A decir verdad, Fiona era la clase de rubia de piernas largas con la que cualquier hombre ansia toparse en un taburete del bar de un hotel, ya avanzada la noche y, preferiblemente, en otro continente. Soy incapaz de decirles su edad, pero durante la cena me enteré de que había estado casada tres veces antes de conocer a Bob. No obstante, nos aseguró que en esta ocasión había dado con el hombre ideal.
Me sentí muy aliviado de poder escapar aquella noche y, como ya se habrán dado cuenta, no tardé mucho en informar a mi esposa de la opinión que me merecía Fiona.
La boda se celebró tres meses después en el registro civil de Chelsea, en King’s Road. A la ceremonia asistieron varios amigos de Bob de St. Thomas y Guy’s, a algunos de los cuales yo no veía desde los tiempos en que jugábamos al rugby. No me pareció prudente indicar a Carol que Fiona no parecía tener amistades, al menos ninguna que deseara acudir a sus últimos esponsales.
Guardé silencio al lado de Bob cuando el responsable del registro entonó:
– Si alguno de los presentes tiene alguna razón para que esta boda no se celebre, que hable ahora o calle para siempre.
Me entraron ganas de dar mi opinión, pero Carol estaba demasiado cerca para correr ese riesgo. Debo confesar que Fiona estaba radiante en esa ocasión, no muy diferente de una pitón dispuesta a devorar un cordero… entero.

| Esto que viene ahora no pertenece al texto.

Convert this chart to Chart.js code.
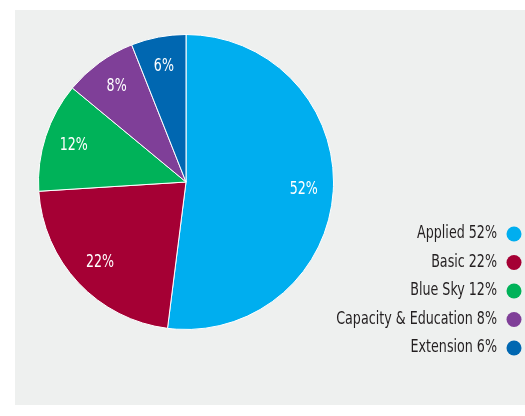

El banquete de bodas se celebró en el Lucio s de Fulham Road. El discurso del padrino habría sido más coherente si no hubiera tomado tanto champán, o de haberme creído siquiera una de las palabras que pronuncié.

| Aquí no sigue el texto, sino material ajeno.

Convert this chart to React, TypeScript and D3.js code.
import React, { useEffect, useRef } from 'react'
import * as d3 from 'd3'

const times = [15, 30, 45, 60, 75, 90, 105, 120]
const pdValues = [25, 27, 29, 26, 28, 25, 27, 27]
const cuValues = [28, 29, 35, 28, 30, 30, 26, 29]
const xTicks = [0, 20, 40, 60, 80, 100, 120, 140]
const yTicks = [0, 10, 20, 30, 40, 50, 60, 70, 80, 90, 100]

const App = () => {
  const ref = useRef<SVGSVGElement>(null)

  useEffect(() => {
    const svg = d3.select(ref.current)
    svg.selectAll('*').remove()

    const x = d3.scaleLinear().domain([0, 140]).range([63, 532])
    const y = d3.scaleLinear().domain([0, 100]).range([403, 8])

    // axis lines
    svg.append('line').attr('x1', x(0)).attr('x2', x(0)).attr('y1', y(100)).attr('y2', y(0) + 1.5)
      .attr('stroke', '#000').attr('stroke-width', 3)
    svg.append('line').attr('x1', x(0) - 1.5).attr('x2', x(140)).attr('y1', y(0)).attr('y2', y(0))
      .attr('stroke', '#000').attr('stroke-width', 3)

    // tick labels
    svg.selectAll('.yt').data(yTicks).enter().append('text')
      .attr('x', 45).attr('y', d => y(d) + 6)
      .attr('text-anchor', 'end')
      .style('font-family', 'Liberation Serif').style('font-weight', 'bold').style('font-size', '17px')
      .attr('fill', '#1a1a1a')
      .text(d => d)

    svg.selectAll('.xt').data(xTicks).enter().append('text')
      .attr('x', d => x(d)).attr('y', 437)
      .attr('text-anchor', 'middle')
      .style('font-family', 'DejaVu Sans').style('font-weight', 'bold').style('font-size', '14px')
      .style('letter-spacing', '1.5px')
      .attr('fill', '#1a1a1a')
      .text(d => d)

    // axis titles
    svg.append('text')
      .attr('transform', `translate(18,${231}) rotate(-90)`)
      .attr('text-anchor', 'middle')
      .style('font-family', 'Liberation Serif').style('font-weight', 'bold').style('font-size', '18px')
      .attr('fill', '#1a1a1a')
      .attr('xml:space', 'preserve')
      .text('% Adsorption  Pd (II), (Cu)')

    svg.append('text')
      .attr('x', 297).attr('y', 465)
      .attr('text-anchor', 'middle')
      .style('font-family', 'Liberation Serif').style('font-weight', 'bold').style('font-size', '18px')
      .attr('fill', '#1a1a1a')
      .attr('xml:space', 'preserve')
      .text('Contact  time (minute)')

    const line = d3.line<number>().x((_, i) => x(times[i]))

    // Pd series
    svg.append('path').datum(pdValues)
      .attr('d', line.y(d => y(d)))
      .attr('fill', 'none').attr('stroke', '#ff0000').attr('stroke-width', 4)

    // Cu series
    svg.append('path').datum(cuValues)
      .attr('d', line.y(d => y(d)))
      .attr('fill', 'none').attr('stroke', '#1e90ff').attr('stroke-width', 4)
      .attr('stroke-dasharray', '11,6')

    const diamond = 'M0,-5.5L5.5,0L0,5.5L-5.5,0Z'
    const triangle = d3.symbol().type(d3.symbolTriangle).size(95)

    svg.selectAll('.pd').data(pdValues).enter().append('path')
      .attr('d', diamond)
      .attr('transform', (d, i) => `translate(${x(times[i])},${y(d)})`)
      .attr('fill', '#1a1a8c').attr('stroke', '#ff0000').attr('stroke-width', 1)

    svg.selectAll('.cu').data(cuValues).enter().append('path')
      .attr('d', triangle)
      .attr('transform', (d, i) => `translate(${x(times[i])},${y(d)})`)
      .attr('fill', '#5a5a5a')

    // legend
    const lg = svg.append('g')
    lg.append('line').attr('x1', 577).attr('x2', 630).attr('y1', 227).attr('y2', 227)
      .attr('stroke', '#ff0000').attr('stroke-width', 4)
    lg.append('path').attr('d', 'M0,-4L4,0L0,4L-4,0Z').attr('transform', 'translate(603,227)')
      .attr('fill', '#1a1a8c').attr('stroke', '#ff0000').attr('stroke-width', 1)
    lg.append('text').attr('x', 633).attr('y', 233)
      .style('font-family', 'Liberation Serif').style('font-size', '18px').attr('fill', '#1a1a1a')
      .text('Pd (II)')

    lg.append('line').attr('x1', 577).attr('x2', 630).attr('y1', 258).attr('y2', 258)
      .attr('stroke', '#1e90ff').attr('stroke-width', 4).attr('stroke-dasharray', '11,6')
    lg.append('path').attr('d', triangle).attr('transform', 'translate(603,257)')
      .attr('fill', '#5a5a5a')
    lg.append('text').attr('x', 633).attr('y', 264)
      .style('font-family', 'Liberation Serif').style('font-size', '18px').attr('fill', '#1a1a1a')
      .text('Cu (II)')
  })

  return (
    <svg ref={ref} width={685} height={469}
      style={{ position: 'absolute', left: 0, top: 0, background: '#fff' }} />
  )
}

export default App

Cuando me senté y recibí unos indulgentes aplausos, Carol no se inclinó hacia mí para felicitarme. La esquivé hasta que nos reunimos con los novios en la acera, delante del restaurante. Bob y Fiona se despidieron antes de subir a una limusina blanca que les conduciría a Heathrow. Allí tomarían un avión con destino a Acapulco, donde pasarían tres semanas de luna de miel. Ni el medio de transporte hasta Heathrow, que habría podido acomodar sin problemas a todos los invitados, ni el destino del viaje de novios habían sido elección de Bob. Una información que no transmití a Carol, pues sin duda me habría acusado de albergar prejuicios… y habría estado en lo cierto.
No puedo decir que viera mucho a Fiona durante su primer año de matrimonio, si bien Bob llamaba de vez en cuando, pero desde su consulta de Harley Street. Incluso llegamos a comer juntos en alguna ocasión, pero al parecer no lograba encontrar 1111 hueco para un partido vespertino de squash.

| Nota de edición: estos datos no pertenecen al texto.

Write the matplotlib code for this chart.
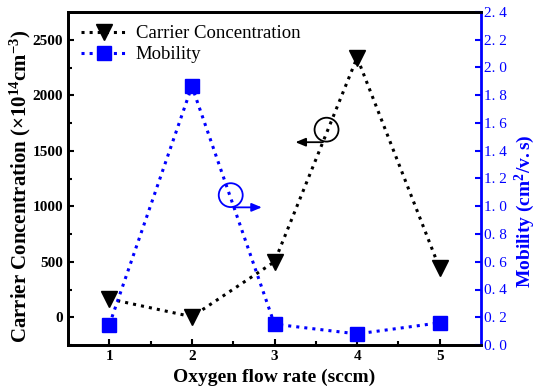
import matplotlib.pyplot as plt
from matplotlib.patches import Ellipse

plt.rcParams['font.family'] = ['Liberation Serif', 'DejaVu Serif']
plt.rcParams['mathtext.fontset'] = 'custom'
plt.rcParams['mathtext.rm'] = 'Liberation Serif'
plt.rcParams['mathtext.bf'] = 'Liberation Serif:bold'
plt.rcParams['mathtext.it'] = 'Liberation Serif:italic'

# data
flow = [1, 2, 3, 4, 5]
carrier = [165, 5, 500, 2340, 440]
mobility = [0.145, 1.865, 0.15, 0.08, 0.16]
mob_ticks = [0.0, 0.2, 0.4, 0.6, 0.8, 1.0, 1.2, 1.4, 1.6, 1.8, 2.0, 2.2, 2.4]

fig = plt.figure(figsize=(5.39, 3.91), dpi=100)
ax = fig.add_axes([68/539, 1-345/391, (481-68)/539, (345-12)/391])
ax2 = ax.twinx()

l1, = ax.plot(flow, carrier, ':', color='black', lw=2.2, marker='v', ms=12,
              markerfacecolor='black', label='Carrier Concentration')
l2, = ax2.plot(flow, mobility, ':', color='blue', lw=2.2, marker='s', ms=10,
               markerfacecolor='blue', label='Mobility')

ax.set_xlim(0.5, 5.5)
ax.set_ylim(-250, 2750)
ax2.set_ylim(0, 2.4)
ax.set_xticks([1, 2, 3, 4, 5])
ax.set_xticks([1.5, 2.5, 3.5, 4.5], minor=True)
ax.set_yticks([0, 500, 1000, 1500, 2000, 2500])
ax.set_yticks([-250, 250, 750, 1250, 1750, 2250], minor=True)
ax2.set_yticks(mob_ticks)
ax2.set_yticklabels([('%.1f' % v).replace('.', '. ') for v in mob_ticks])

for s in ['left', 'bottom', 'top']:
    ax.spines[s].set_linewidth(2)
    ax2.spines[s].set_linewidth(2)
ax2.spines['right'].set_linewidth(2)
ax2.spines['right'].set_color('blue')
ax.spines['right'].set_visible(False)

ax.tick_params(direction='in', width=1.5, length=4, labelsize=11)
ax.tick_params(which='minor', direction='in', width=1.5, length=3)
for lab in ax.get_xticklabels() + ax.get_yticklabels():
    lab.set_fontweight('bold')
ax2.tick_params(direction='in', width=1.5, length=4, colors='blue', labelsize=11, pad=2)

ax.set_xlabel('Oxygen flow rate (sccm)', fontsize=14, fontweight='bold')
ax.set_ylabel(r'Carrier Concentration ($\mathbf{\times10^{14}cm^{-3}}$)',
              fontsize=15, fontweight='bold')
ax.yaxis.set_label_coords(-0.085, 0.477)
ax2.set_ylabel(r'Mobility ($\mathbf{cm^{2}/v.s}$)', fontsize=14,
               fontweight='bold', color='blue')
ax2.yaxis.set_label_coords(1.076, 0.40)

ax.legend(handles=[l1, l2], loc='upper left', frameon=False, fontsize=13.5,
          handlelength=2.4, borderaxespad=0.3, labelspacing=0.2,
          handletextpad=0.5)

# indicator circles and arrows
ax.add_patch(Ellipse((3.63, 1690), 0.29, 215, fill=False, color='black', lw=1.3))
ax.annotate('', xy=(3.22, 1577), xytext=(3.62, 1577),
            arrowprops=dict(arrowstyle='-|>,head_length=0.6,head_width=0.25',
                            color='black', lw=1.3))
ax.add_patch(Ellipse((2.47, 1100), 0.29, 215, fill=False, color='blue', lw=1.3))
ax.annotate('', xy=(2.88, 990), xytext=(2.47, 990),
            arrowprops=dict(arrowstyle='-|>,head_length=0.6,head_width=0.25',
                            color='blue', lw=1.3))

fig.savefig('out.png', dpi=100)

Durante dichas comidas Bob nunca dejaba de cantar las alabanzas de su notable esposa, como si conociera mi opinión sobre ella, aunque jamás expresé mis verdaderos sentimientos. Supongo que por ese motivo nunca nos invitaron a cenar a su casa y, cuando les invitábamos a la nuestra, Bob siempre ponía una excusa poco convincente, como que tenía que visitar a un paciente o que iba a estar fuera de la ciudad en esa noche concreta.
El cambio empezó de una forma sutil, casi imperceptible. Nuestras comidas adquirieron mayor regularidad, incluso jugábamos de vez en cuando un partido de squash, pero tal vez lo más relevante fue que cada vez hacía menos referencias a la inminente santificación de Fiona.
Fue poco después del fallecimiento de una tía de Bob, la señorita Muriel Pembleton, cuando el cambio se hizo mucho más evidente. Para ser sincero, yo ni siquiera sabía que Bob tenía una tía, y mucho menos que fuera el único heredero de Pembleton Electronics.
The Times revelaba que la señorita Pembleton había dejado poco más de siete millones de libras en acciones y propiedades, así como una colección de arte considerable. Con la excepción de alguna donación de escasa importancia a organizaciones caritativas, su sobrino se convirtió en el único beneficiario. Que Dios le bendiga, porque entrar en posesión de una fortuna tan sustanciosa no cambió en absoluto a Bob, pero no pudo decirse lo mismo de Fiona.